Task requirements:
Search the records for "that". Copy every line where it appears.

Saved data entries:
------

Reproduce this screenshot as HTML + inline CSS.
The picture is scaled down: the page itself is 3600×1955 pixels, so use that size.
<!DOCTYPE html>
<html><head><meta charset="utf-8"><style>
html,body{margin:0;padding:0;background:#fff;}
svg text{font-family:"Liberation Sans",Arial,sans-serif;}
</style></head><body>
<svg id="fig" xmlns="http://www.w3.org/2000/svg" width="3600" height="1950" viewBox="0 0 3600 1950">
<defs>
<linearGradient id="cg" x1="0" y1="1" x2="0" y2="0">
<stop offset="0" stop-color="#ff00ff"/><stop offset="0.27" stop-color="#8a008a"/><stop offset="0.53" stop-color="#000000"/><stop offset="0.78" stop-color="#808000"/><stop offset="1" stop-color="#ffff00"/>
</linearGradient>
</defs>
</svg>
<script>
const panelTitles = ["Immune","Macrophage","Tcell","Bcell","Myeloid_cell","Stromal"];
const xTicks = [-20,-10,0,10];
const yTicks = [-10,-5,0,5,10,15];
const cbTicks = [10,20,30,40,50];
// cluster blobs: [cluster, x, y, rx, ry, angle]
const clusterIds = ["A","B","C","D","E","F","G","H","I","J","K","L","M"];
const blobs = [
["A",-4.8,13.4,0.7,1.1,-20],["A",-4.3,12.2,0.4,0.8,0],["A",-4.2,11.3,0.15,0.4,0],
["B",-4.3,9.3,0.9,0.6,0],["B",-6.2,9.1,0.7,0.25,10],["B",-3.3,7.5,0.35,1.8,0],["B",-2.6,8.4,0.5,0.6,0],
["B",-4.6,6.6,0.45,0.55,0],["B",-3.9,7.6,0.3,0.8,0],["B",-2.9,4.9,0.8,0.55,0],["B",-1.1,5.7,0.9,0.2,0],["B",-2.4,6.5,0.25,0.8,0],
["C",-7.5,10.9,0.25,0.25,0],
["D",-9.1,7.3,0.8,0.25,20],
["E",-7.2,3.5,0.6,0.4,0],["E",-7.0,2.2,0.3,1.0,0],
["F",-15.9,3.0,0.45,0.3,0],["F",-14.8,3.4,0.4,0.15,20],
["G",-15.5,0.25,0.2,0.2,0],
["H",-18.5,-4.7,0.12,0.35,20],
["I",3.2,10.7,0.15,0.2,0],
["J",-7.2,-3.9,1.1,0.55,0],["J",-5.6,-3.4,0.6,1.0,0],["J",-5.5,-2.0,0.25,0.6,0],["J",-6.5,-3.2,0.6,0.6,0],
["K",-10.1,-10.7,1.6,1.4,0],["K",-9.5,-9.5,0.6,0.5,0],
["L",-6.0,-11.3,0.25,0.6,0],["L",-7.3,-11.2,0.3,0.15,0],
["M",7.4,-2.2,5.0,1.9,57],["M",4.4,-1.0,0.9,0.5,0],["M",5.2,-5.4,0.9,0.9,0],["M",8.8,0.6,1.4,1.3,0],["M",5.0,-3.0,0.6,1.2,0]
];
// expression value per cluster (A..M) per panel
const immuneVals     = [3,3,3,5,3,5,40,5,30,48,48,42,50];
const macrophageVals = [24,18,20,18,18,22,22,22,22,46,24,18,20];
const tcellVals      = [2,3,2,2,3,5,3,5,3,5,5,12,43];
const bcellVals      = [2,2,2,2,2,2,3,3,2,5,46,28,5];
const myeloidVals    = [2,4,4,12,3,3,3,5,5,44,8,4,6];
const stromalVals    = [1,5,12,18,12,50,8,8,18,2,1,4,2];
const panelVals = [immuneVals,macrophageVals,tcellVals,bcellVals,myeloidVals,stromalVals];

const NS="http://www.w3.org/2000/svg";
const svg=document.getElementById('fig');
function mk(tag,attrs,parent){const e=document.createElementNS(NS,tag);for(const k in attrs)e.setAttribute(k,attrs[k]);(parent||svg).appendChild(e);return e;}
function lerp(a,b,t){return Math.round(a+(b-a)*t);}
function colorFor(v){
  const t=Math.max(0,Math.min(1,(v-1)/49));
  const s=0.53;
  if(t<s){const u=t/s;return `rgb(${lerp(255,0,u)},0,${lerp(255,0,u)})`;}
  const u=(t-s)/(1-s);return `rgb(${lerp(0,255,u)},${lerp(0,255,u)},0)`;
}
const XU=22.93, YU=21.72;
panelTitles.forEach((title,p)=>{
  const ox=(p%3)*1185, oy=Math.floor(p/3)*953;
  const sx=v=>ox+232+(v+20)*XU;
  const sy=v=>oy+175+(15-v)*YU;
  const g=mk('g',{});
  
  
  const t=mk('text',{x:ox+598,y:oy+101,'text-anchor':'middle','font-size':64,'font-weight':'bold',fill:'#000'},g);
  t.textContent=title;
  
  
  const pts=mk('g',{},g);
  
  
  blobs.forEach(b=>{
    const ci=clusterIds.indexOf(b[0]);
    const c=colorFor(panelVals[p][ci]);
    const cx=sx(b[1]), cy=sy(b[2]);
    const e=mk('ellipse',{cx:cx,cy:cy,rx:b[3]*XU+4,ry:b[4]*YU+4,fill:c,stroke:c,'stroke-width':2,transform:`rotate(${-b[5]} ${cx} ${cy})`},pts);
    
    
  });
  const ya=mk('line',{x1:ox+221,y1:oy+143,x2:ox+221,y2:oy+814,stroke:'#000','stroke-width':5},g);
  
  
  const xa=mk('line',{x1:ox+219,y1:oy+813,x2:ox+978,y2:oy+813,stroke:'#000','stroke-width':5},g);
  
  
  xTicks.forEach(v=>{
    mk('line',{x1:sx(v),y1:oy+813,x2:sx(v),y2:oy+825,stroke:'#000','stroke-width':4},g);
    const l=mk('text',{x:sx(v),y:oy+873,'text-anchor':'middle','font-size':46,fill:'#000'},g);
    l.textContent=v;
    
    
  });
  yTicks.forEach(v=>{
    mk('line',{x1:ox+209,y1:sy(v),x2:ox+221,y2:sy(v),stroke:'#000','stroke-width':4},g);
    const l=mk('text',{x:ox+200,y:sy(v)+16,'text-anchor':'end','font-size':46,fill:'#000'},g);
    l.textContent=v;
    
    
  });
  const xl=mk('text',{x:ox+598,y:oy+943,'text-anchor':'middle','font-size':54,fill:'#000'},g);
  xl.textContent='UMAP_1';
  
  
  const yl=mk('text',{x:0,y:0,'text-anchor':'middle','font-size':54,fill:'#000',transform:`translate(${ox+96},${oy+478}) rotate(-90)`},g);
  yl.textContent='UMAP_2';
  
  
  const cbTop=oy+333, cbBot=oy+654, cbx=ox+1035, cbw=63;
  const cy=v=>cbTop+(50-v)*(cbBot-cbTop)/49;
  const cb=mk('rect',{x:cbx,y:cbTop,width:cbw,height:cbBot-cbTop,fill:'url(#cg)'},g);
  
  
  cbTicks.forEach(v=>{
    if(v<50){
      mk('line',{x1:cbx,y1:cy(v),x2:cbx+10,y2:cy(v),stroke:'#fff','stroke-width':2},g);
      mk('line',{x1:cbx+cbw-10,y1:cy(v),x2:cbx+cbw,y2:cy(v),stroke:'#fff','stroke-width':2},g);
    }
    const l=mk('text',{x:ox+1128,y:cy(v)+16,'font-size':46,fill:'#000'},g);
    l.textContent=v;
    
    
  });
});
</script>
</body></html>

------

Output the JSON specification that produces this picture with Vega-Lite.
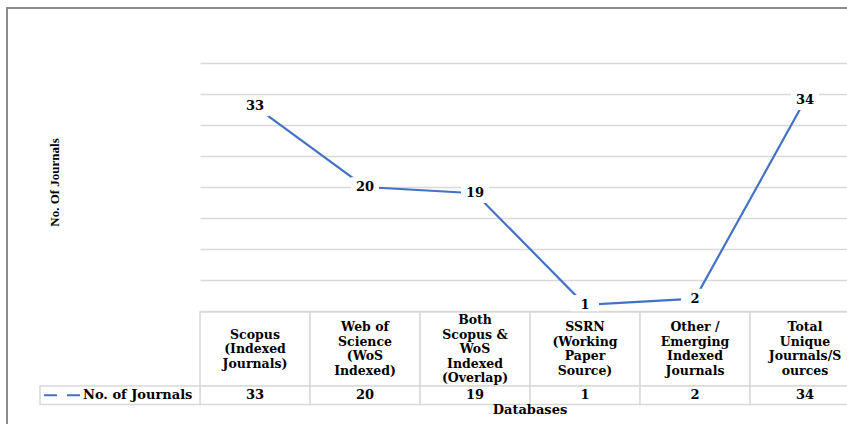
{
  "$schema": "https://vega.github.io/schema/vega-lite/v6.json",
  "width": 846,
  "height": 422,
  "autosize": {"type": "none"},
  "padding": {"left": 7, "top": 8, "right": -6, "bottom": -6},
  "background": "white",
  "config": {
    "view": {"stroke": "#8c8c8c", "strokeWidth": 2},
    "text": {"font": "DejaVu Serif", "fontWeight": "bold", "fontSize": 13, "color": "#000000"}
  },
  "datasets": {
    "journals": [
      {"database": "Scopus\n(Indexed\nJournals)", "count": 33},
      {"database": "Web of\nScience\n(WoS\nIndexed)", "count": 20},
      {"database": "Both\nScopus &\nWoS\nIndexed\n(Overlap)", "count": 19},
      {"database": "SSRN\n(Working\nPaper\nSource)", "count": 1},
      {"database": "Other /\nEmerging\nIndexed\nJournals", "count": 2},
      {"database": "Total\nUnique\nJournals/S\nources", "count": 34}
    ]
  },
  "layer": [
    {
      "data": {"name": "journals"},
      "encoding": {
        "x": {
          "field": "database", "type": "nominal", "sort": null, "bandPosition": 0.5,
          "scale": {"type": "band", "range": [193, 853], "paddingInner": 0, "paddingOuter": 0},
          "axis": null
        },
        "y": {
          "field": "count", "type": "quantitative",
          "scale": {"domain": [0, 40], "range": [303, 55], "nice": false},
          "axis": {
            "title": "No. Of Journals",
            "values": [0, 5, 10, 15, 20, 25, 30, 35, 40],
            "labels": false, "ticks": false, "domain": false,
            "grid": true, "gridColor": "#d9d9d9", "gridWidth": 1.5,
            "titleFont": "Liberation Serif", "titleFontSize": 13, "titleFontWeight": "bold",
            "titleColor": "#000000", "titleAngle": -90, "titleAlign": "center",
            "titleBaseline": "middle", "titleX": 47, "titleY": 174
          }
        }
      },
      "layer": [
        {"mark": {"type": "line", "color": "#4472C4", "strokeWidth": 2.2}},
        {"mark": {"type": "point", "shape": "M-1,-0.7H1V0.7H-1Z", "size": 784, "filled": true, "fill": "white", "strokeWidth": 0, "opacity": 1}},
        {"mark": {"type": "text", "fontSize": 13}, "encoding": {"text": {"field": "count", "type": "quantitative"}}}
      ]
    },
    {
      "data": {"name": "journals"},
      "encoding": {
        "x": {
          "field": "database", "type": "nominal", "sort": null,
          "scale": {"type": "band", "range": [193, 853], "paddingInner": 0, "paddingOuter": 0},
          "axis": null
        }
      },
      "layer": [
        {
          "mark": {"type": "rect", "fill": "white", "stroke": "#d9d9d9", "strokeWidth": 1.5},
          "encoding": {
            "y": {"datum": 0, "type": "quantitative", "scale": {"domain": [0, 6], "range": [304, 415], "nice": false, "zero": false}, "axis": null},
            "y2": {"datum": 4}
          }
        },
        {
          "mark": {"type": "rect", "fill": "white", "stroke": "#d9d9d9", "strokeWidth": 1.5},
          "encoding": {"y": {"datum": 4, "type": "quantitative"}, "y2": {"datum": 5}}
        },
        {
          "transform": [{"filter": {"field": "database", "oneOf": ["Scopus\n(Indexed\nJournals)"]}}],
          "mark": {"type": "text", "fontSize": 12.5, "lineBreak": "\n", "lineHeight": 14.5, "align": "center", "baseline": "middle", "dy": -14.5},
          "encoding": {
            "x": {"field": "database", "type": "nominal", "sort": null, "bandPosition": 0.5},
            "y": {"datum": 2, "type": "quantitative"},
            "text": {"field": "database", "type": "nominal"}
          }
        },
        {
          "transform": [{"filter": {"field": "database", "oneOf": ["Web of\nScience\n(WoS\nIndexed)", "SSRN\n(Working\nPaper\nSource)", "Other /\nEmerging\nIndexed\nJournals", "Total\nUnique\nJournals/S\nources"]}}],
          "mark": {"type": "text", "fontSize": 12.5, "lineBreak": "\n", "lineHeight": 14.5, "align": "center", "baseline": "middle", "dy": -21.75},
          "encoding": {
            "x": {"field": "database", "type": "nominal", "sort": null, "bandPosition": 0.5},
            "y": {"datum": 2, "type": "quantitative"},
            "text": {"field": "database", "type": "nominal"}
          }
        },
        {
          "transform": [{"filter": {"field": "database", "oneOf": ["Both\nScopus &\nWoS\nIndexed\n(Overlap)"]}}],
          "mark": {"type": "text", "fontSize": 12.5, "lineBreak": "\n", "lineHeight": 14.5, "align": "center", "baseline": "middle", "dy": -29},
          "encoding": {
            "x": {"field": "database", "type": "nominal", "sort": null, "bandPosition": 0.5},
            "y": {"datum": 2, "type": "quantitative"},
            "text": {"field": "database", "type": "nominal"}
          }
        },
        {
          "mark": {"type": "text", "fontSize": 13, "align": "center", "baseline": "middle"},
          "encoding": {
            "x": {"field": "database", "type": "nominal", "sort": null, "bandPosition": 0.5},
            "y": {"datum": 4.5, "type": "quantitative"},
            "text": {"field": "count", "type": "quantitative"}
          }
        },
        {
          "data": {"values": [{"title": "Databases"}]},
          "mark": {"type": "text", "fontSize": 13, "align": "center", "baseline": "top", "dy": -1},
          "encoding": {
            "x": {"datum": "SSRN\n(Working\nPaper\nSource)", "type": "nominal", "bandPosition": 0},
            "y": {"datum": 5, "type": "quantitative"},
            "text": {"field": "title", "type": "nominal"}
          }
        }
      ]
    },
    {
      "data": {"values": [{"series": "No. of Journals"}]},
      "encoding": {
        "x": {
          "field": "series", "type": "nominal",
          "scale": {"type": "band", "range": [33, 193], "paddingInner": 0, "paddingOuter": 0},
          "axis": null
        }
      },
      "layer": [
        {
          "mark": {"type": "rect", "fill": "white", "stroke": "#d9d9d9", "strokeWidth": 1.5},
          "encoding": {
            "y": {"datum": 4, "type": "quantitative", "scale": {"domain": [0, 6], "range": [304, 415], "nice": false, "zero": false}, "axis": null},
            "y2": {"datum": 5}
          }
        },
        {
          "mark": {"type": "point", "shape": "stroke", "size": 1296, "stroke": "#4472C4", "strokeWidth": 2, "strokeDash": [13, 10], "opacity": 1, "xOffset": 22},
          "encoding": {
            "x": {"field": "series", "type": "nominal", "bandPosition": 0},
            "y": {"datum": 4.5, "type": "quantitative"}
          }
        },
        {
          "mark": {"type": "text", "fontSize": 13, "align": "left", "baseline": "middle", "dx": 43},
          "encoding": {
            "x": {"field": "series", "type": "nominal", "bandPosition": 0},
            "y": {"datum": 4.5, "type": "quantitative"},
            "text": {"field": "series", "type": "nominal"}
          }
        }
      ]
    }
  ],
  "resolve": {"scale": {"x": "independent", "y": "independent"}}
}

------

Full solution:
The picture is scaled down: the page itself is 3600×1955 pixels, so use that size.
Output the JSON specification that produces this picture with Vega-Lite.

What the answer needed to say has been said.